● Set exercise
Could you repeat, exactly as they stand, the lines between the one with "Give me the" and the one with "const textColor = '#1a1a1a';", inclusive, minus the pictures?

● Entries supplied
┌──
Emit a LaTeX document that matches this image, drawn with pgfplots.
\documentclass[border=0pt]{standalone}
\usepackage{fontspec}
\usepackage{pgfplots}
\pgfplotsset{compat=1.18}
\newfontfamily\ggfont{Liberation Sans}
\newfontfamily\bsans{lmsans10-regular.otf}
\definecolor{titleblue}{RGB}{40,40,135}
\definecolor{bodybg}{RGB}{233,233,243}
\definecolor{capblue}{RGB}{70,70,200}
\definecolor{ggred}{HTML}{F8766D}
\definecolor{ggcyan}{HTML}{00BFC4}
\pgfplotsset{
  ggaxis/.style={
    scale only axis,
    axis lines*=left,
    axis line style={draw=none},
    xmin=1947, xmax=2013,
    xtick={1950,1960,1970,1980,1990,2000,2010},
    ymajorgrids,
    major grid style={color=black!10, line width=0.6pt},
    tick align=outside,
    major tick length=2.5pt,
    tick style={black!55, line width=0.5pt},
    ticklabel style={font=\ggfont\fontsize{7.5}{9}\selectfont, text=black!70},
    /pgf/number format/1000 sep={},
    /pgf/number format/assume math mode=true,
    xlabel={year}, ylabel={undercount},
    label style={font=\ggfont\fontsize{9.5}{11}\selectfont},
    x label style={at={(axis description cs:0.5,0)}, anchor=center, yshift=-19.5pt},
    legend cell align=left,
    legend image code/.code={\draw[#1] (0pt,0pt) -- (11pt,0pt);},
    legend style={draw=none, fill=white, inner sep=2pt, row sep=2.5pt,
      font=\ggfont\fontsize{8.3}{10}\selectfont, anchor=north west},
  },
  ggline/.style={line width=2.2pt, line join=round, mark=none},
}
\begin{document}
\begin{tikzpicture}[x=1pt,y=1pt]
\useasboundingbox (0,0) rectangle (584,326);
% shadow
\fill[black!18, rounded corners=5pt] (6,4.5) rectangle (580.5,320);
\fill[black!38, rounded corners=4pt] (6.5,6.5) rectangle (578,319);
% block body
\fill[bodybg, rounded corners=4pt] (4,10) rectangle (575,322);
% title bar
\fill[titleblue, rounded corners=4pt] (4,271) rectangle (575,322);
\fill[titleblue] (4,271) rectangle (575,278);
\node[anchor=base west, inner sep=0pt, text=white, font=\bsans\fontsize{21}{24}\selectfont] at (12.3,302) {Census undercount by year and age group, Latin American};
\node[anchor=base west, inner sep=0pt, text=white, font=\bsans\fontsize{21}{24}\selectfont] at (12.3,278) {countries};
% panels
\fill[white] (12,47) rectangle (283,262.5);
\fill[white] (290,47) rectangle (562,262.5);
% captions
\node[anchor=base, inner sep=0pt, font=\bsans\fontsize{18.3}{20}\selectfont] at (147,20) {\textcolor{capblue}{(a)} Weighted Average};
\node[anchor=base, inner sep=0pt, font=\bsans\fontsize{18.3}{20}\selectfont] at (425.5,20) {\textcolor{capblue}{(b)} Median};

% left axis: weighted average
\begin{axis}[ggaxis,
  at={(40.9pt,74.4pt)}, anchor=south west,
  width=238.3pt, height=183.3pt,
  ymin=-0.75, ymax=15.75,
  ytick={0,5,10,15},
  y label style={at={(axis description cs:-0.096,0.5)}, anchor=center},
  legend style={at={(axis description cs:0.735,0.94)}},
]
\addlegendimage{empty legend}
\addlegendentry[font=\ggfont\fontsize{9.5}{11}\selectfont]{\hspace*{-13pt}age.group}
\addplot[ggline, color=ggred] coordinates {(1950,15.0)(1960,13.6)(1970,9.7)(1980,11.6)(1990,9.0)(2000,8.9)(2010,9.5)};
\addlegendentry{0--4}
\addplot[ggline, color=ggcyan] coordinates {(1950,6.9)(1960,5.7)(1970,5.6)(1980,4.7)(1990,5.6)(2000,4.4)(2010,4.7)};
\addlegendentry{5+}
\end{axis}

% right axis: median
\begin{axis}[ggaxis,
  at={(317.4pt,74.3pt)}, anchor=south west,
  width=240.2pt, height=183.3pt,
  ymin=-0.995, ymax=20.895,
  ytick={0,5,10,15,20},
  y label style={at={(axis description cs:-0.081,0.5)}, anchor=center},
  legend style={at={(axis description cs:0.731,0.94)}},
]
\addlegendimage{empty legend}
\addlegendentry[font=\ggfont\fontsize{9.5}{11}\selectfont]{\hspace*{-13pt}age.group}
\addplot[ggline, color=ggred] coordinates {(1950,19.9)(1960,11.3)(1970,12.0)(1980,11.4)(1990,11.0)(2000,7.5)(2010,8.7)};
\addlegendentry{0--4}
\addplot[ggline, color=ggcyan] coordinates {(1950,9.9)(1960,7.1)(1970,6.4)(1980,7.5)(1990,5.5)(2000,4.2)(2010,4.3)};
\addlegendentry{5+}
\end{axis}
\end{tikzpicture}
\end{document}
└──
┌──
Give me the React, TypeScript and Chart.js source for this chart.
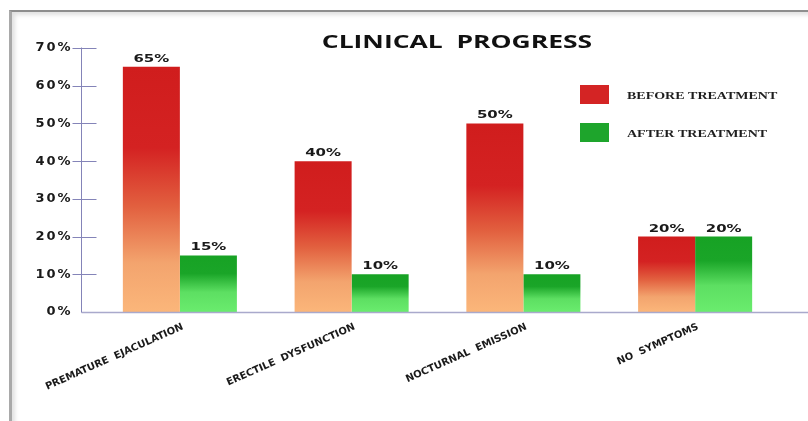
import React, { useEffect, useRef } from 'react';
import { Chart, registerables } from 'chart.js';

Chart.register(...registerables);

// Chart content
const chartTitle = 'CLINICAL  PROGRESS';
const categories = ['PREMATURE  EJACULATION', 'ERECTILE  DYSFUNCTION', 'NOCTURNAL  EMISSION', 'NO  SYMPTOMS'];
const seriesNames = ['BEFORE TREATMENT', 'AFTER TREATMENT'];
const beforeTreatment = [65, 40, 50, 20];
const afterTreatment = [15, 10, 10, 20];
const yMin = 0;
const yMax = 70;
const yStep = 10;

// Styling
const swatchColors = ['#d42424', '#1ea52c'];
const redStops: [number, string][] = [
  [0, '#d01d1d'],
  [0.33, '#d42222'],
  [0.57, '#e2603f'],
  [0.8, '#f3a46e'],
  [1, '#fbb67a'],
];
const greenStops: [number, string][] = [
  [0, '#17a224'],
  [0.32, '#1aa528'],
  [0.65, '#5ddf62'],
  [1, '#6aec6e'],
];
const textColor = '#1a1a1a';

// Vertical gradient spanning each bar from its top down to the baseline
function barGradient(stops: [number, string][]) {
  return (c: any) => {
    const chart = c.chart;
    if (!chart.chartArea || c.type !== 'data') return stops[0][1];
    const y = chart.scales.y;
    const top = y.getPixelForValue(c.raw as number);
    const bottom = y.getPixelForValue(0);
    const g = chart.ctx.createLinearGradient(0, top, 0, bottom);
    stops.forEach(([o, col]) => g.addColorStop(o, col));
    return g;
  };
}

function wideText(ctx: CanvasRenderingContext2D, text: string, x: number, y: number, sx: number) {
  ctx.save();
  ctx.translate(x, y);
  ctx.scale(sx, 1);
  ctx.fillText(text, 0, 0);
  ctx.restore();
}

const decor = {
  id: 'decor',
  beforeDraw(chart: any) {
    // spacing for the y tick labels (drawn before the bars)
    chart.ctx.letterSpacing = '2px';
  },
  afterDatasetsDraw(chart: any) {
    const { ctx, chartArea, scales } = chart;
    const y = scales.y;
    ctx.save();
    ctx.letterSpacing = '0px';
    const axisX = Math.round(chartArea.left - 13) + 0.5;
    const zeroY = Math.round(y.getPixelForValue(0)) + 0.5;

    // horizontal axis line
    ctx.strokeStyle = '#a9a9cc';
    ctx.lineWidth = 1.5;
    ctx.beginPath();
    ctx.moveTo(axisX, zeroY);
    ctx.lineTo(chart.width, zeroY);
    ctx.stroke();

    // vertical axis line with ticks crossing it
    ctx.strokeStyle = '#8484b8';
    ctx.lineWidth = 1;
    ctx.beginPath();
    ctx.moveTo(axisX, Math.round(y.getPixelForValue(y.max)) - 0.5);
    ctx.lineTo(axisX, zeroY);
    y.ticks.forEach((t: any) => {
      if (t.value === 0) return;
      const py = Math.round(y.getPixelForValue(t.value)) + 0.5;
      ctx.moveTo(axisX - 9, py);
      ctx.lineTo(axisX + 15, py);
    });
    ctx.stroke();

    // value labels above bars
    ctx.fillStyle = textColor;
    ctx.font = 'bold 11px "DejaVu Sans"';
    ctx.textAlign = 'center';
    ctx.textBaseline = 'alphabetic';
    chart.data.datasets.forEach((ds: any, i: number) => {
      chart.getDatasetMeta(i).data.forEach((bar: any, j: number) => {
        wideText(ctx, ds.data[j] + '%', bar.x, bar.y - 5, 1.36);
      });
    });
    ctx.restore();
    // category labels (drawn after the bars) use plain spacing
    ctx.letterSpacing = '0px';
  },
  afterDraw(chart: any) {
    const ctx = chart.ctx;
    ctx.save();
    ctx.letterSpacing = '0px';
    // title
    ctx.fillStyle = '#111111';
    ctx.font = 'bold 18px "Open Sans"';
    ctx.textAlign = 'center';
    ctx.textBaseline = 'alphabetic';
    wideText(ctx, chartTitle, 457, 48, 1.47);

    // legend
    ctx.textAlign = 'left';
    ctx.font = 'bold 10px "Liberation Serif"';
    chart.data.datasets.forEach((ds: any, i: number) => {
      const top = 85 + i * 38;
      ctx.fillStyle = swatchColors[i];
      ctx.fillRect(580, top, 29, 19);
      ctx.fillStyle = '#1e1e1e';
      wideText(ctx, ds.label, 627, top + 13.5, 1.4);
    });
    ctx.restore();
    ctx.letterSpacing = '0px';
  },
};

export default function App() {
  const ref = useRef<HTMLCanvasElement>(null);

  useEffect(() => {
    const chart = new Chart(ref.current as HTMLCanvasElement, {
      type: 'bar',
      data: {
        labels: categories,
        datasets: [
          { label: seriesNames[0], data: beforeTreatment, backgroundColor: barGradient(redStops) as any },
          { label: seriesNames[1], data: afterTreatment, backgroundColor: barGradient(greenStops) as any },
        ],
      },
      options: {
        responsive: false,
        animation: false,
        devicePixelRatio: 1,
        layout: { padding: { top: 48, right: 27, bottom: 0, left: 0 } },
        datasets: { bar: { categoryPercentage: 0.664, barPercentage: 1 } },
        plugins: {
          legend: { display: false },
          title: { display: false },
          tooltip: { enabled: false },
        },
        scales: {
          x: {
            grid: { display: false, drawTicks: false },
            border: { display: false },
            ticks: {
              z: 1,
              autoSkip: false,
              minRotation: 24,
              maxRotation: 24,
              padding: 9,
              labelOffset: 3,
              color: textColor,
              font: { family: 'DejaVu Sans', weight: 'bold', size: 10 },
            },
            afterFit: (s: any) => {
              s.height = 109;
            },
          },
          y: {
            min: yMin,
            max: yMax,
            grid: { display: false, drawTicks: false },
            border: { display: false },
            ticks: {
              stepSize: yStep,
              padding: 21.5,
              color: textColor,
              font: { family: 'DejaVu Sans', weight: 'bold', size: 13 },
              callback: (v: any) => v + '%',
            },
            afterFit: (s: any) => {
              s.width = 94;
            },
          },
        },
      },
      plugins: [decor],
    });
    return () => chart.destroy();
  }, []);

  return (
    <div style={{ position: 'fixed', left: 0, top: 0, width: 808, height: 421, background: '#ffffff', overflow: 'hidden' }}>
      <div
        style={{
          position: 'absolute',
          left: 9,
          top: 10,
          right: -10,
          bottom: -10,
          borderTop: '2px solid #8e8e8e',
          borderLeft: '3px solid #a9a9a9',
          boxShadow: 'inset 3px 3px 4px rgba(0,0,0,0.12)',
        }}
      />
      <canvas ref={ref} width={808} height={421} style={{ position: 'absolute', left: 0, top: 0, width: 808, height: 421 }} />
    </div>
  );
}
└──
● Answer below
Give me the React, TypeScript and Chart.js source for this chart.
import React, { useEffect, useRef } from 'react';
import { Chart, registerables } from 'chart.js';

Chart.register(...registerables);

// Chart content
const chartTitle = 'CLINICAL  PROGRESS';
const categories = ['PREMATURE  EJACULATION', 'ERECTILE  DYSFUNCTION', 'NOCTURNAL  EMISSION', 'NO  SYMPTOMS'];
const seriesNames = ['BEFORE TREATMENT', 'AFTER TREATMENT'];
const beforeTreatment = [65, 40, 50, 20];
const afterTreatment = [15, 10, 10, 20];
const yMin = 0;
const yMax = 70;
const yStep = 10;

// Styling
const swatchColors = ['#d42424', '#1ea52c'];
const redStops: [number, string][] = [
  [0, '#d01d1d'],
  [0.33, '#d42222'],
  [0.57, '#e2603f'],
  [0.8, '#f3a46e'],
  [1, '#fbb67a'],
];
const greenStops: [number, string][] = [
  [0, '#17a224'],
  [0.32, '#1aa528'],
  [0.65, '#5ddf62'],
  [1, '#6aec6e'],
];
const textColor = '#1a1a1a';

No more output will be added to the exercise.